La Bambi (Cecilia Suarez, Spanglish) has the prison under her thumb, with the help of corrupt guard, La Negra (Aida Lopez, Frida). Suarez is a master of dangerous energy, with everyone, including the guards, visibly intimidated by her. Also under Bambi’s thumb is Consuelo (Cristina Umana), the pretty Columbian with a past, who many would like to get in their bed. Magos (Luisa Huertas) is the motherly type, which may be considered ironic, after what she did to her real children. And those are just the ones already locked up when Capadocia begins.
On the outside, the worst of the worst include Cristobal (Enrique Singer) and his assistant Frederico (Juan Manuel Bernal).
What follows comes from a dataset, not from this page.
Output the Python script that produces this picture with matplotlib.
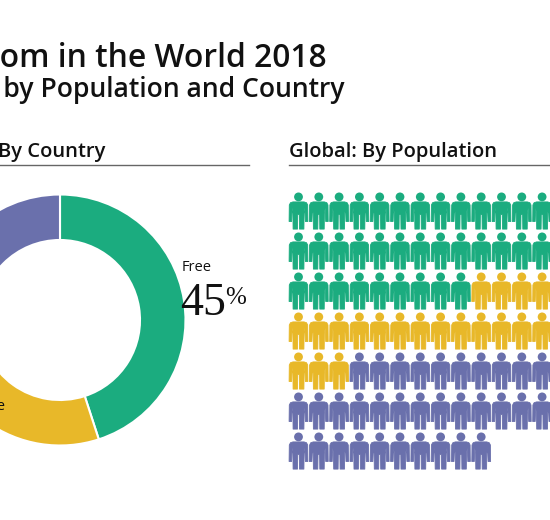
"""Freedom in the World 2018: global status by country (donut) and by population (icons)."""

import matplotlib
matplotlib.use('Agg')
import matplotlib.pyplot as plt
from matplotlib.patches import Circle, Polygon

# Data
status_labels = ['Free', 'Partly Free', 'Not Free']
country_share = [45, 30, 25]      # percent of countries
population_share = [39, 24, 37]   # percent of world population (one icon = 1%)
status_colors = ['#1bac7f', '#e8b829', '#6a70ac']

title = 'Freedom in the World 2018'
subtitle = 'Global Freedom Status by Population and Country'
left_header = 'Global: By Country'
right_header = 'Global: By Population'

W, H = 550, 520
fig = plt.figure(figsize=(W / 100, H / 100), dpi=100)

# Donut: by country (drawn first so the overlay text sits on top)
cx, cy, r_out, r_in = 60, 320, 125.5, 80
dax = fig.add_axes([(cx - r_out) / W, (H - cy - r_out) / H, 2 * r_out / W, 2 * r_out / H])
dax.pie(country_share, colors=status_colors, startangle=90, counterclock=False,
        wedgeprops=dict(width=(r_out - r_in) / r_out, edgecolor='white', linewidth=1.5))
dax.set_xlim(-1, 1)
dax.set_ylim(-1, 1)
dax.set_aspect('equal')
dax.axis('off')

# Overlay axes in pixel units (y down) for text, rules and icons
ax = fig.add_axes([0, 0, 1, 1])
ax.set_xlim(0, W)
ax.set_ylim(H, 0)
ax.axis('off')

sans = ['Open Sans', 'DejaVu Sans']
renderer = fig.canvas.get_renderer()


def fit_size(s, width_px, weight):
    """Font size that makes string s about width_px wide."""
    t = ax.text(0, 0, s, fontsize=20, family=sans, fontweight=weight)
    w = t.get_window_extent(renderer).width
    t.remove()
    return 20 * width_px / w


title_size = fit_size('om in the World 2018', 326, 'semibold')
sub_size = fit_size('by Population and Country', 341, 'semibold')
head_size = fit_size(right_header, 208, 'semibold')

ax.text(327, 67, title, ha='right', va='baseline', fontsize=title_size,
        fontweight='semibold', family=sans, color='#111111')
ax.text(345, 97.5, subtitle, ha='right', va='baseline', fontsize=sub_size,
        fontweight='semibold', family=sans, color='#111111')

ax.text(105, 156.5, left_header, ha='right', va='baseline', fontsize=head_size,
        fontweight='semibold', family=sans, color='#111111')
ax.text(289, 156.5, right_header, ha='left', va='baseline', fontsize=head_size,
        fontweight='semibold', family=sans, color='#111111')
ax.plot([-5, 249], [164.5, 164.5], color='#666666', lw=1)
ax.plot([289, 560], [164.5, 164.5], color='#666666', lw=1)

ax.text(182, 271, status_labels[0], ha='left', va='baseline', fontsize=10.5,
        family=sans, color='#111111')
ax.text(180, 315, f'{country_share[0]}', ha='left', va='baseline', fontsize=33,
        family=['Liberation Serif'], color='#111111')
ax.text(225, 304, '%', ha='left', va='baseline', fontsize=18,
        family=['Liberation Serif'], color='#111111')
ax.text(5.5, 410, status_labels[1], ha='right', va='baseline', fontsize=10.5,
        family=sans, color='#111111')

# Icon grid: by population
ncols = 15
x0, y0, dx, dy = 298.5, 192.5, 20.3, 40
head_r = 4.4
body = [(-5.5, 9.4), (5.5, 9.4), (8.0, 10.2), (9.2, 12.5), (9.4, 29), (6.9, 29),
        (6.4, 15.5), (5.6, 21), (5.4, 36.6), (1.0, 36.6), (0.8, 22), (-0.8, 22),
        (-1.0, 36.6), (-5.4, 36.6), (-5.6, 21), (-6.4, 15.5), (-6.9, 29),
        (-9.4, 29), (-9.2, 12.5), (-8.0, 10.2)]

icon_colors = []
for share, color in zip(population_share, status_colors):
    icon_colors += [color] * share

for i, color in enumerate(icon_colors):
    px = x0 + (i % ncols) * dx
    py = y0 + (i // ncols) * dy
    ax.add_patch(Circle((px, py + head_r), head_r, facecolor=color, edgecolor='none'))
    ax.add_patch(Polygon([(px + bx, py + by) for bx, by in body], closed=True,
                         facecolor=color, edgecolor=color, lw=0.6, joinstyle='round'))

fig.savefig('out.png', dpi=100)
They are a detestable duo, smuggling illegal substances through Capadocia, and treating the prisoners like slave labor. They are Teresa’s biggest foes, and make formidable ones, since they have influence everywhere. They are truly well written villains, hard to defeat.
Capadocia is one of the best put together series on television right now. It doesn’t matter in what language it airs, because it’s a gripping, intense story, with narrative surprises, authentic settings, deep emotional levels, moral quandries, and fascinating characters. The 13 episodes range from 55 minutes to almost one hour and twenty minutes, but none feel too long. Every second will keep you on the edge of your seat.
Unfortunately, the special features do not share the subtitles. The Cast Filmographies can be read in English, but the sneak peek at season two, the trailers, and the featurettes are only in Spanish. As such, I am not able to review them, since I could not understand a word being said, and only watched small portions. But take it from me, this DVD set is totally worth it for the episodes alone. And the cheap retail price of $19.99 certainly won’t hurt, either.
Buy Capadocia Primera Tempora today. You won’t regret it.